Key Decisions for Investors

  • Long Huntington Ingalls Industries (HII) 12–24 month exposure — thesis: municipal/defense shipbuilding orders accelerate; target +30% upside vs 15% downside if procurement delays occur. Size: 1.5–2.5% net portfolio weight.
  • Pair trade (12 months): Long L3Harris Technologies (LHX) + Lockheed Martin (LMT) 1.5% each, Short Carnival (CCL) 3% — rationale: capture defense procurement ASW/comm wins and hedge immediate shipping/cruise margin pressure from higher insurance and rerouting; expected payoff ~2:1 (30% upside on longs vs 15–20% loss risk).

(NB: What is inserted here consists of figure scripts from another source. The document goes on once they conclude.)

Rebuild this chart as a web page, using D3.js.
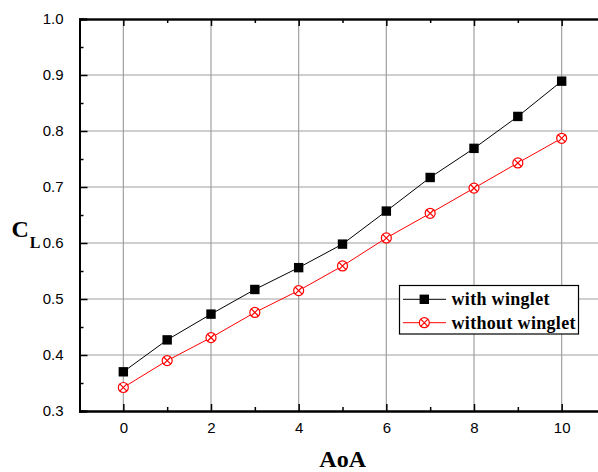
<!DOCTYPE html>
<html><head><meta charset="utf-8">
<script src="https://cdn.jsdelivr.net/npm/d3@7"></script>
<style>body{margin:0;background:#fff;}svg{display:block;}</style>
</head><body>
<script>
const aoa = [0,1,2,3,4,5,6,7,8,9,10];
const withWinglet = [0.370,0.427,0.473,0.517,0.556,0.598,0.657,0.717,0.769,0.826,0.889];
const withoutWinglet = [0.342,0.390,0.431,0.476,0.515,0.559,0.609,0.653,0.698,0.743,0.787];
const xTicks = [0,2,4,6,8,10];
const xMinor = [-1,1,3,5,7,9];
const yTicks = [0.3,0.4,0.5,0.6,0.7,0.8,0.9,1.0];
const yMinor = [0.35,0.45,0.55,0.65,0.75,0.85,0.95];
const seriesNames = ["with winglet","without winglet"];

(function(){
const W=598,H=472;
const svg=d3.select("body").append("svg").attr("width",W).attr("height",H);
const x=d3.scaleLinear().domain([-1,11]).range([79.5,605.5]);
const y=d3.scaleLinear().domain([0.3,1.0]).range([411,19]);

// grid
svg.append("g").selectAll("line").data(xTicks).join("line")
  .attr("x1",d=>x(d)).attr("x2",d=>x(d)).attr("y1",y(0.3)).attr("y2",y(1.0))
  .attr("stroke","#a0a0a0").attr("stroke-width",1.2);
svg.append("g").selectAll("line").data(yTicks.slice(1,-1)).join("line")
  .attr("y1",d=>y(d)).attr("y2",d=>y(d)).attr("x1",x(-1)).attr("x2",x(11))
  .attr("stroke","#a0a0a0").attr("stroke-width",1.2);

// axes
const fnt="'Liberation Sans',Arial,sans-serif";
const gBottom=svg.append("g").attr("transform",`translate(0,${y(0.3)})`)
  .call(d3.axisBottom(x).tickValues(xTicks).tickSize(-7).tickPadding(11).tickFormat(d3.format("d")));
const gBottomMinor=svg.append("g").attr("transform",`translate(0,${y(0.3)})`)
  .call(d3.axisBottom(x).tickValues(xMinor).tickSize(-4).tickFormat(""));
const gTop=svg.append("g").attr("transform",`translate(0,${y(1.0)})`)
  .call(d3.axisTop(x).tickValues(xTicks).tickSize(-7).tickFormat(""));
const gTopMinor=svg.append("g").attr("transform",`translate(0,${y(1.0)})`)
  .call(d3.axisTop(x).tickValues(xMinor).tickSize(-4).tickFormat(""));
const gLeft=svg.append("g").attr("transform",`translate(${x(-1)},0)`)
  .call(d3.axisLeft(y).tickValues(yTicks).tickSize(-8).tickPadding(16).tickFormat(d3.format(".1f")));
const gLeftMinor=svg.append("g").attr("transform",`translate(${x(-1)},0)`)
  .call(d3.axisLeft(y).tickValues(yMinor).tickSize(-4).tickFormat(""));
[gBottom,gBottomMinor,gTop,gTopMinor,gLeft,gLeftMinor].forEach(g=>{
  g.select(".domain").attr("stroke","#000").attr("stroke-width",2);
  g.selectAll(".tick line").attr("stroke","#000").attr("stroke-width",1.5);
  g.selectAll("text").attr("font-family",fnt).attr("font-size",15).attr("fill","#000");
});
gTop.select(".domain").attr("stroke","#333");

// lines
const line=d3.line().x((d,i)=>x(aoa[i])).y(d=>y(d));
svg.append("path").datum(withWinglet).attr("d",line).attr("fill","none").attr("stroke","#000").attr("stroke-width",1);
svg.append("path").datum(withoutWinglet).attr("d",line).attr("fill","none").attr("stroke","#ff0000").attr("stroke-width",1);

function square(g,cx,cy){
  g.append("rect").attr("x",cx-4.7).attr("y",cy-4.7).attr("width",9.4).attr("height",9.4).attr("fill","#000");
}
function circX(g,cx,cy){
  const r=5;
  g.append("circle").attr("cx",cx).attr("cy",cy).attr("r",r).attr("fill","#fff").attr("stroke","#ff0000").attr("stroke-width",1.2);
  const k=r*0.72;
  g.append("path").attr("d",`M${cx-k},${cy-k}L${cx+k},${cy+k}M${cx-k},${cy+k}L${cx+k},${cy-k}`)
   .attr("stroke","#ff0000").attr("stroke-width",1.2);
}
const m1=svg.append("g"), m2=svg.append("g");
withWinglet.forEach((v,i)=>square(m1,x(aoa[i]),y(v)));
withoutWinglet.forEach((v,i)=>circX(m2,x(aoa[i]),y(v)));

// legend
const lg=svg.append("g");
lg.append("rect").attr("x",399.5).attr("y",285.5).attr("width",179).attr("height",48.5)
  .attr("fill","#fff").attr("stroke","#000").attr("stroke-width",1.2);
const ly=[299.3,322.7];
lg.append("line").attr("x1",403).attr("x2",446).attr("y1",ly[0]).attr("y2",ly[0]).attr("stroke","#000");
square(lg,424.3,ly[0]);
lg.append("line").attr("x1",403).attr("x2",446).attr("y1",ly[1]).attr("y2",ly[1]).attr("stroke","#ff0000");
circX(lg,424.3,ly[1]);
seriesNames.forEach((n,i)=>{
  lg.append("text").attr("x",451.5).attr("y",ly[i]+6).text(n)
    .attr("font-family","'Liberation Serif','Times New Roman',serif").attr("font-weight","bold")
    .attr("font-size",18).attr("textLength",i?124:98).attr("fill","#000");
});

// axis titles
svg.append("text").attr("x",342.7).attr("y",467).attr("text-anchor","middle")
  .attr("font-family","'Liberation Serif','Times New Roman',serif").attr("font-weight","bold").attr("font-size",24).text("AoA");
const cl=svg.append("text").attr("x",11.5).attr("y",236.7)
  .attr("font-family","'Liberation Serif','Times New Roman',serif").attr("font-weight","bold");
cl.append("tspan").attr("font-size",24).text("C");
cl.append("tspan").attr("font-size",16).attr("dy",11).attr("dx",1).text("L");
})();
</script>
</body></html>
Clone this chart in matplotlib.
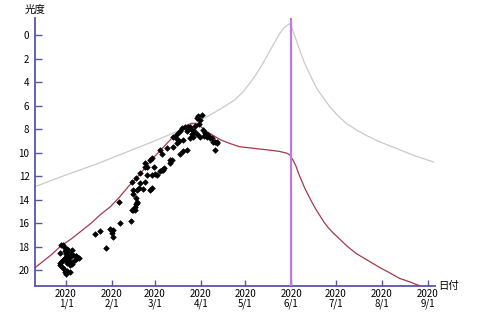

  • Buy 6–12 month call spread on a reinsurer (RNR or AIG depending on liquidity) to express higher reinsurance pricing without full equity exposure — buy OTM calls/sell further OTM calls to limit premium; target 25–40% return if premiums reprice, max loss = premium paid.
  • Hedge EM/commodity exposure: add short-duration FX hedge on INR (or buy USDINR forwards/options) sized to 30–50% of India-exposed P&L for next 3 months, and reduce discretionary shipping/commodity directional gross exposure by 20% until war-risk premium tables stabilize.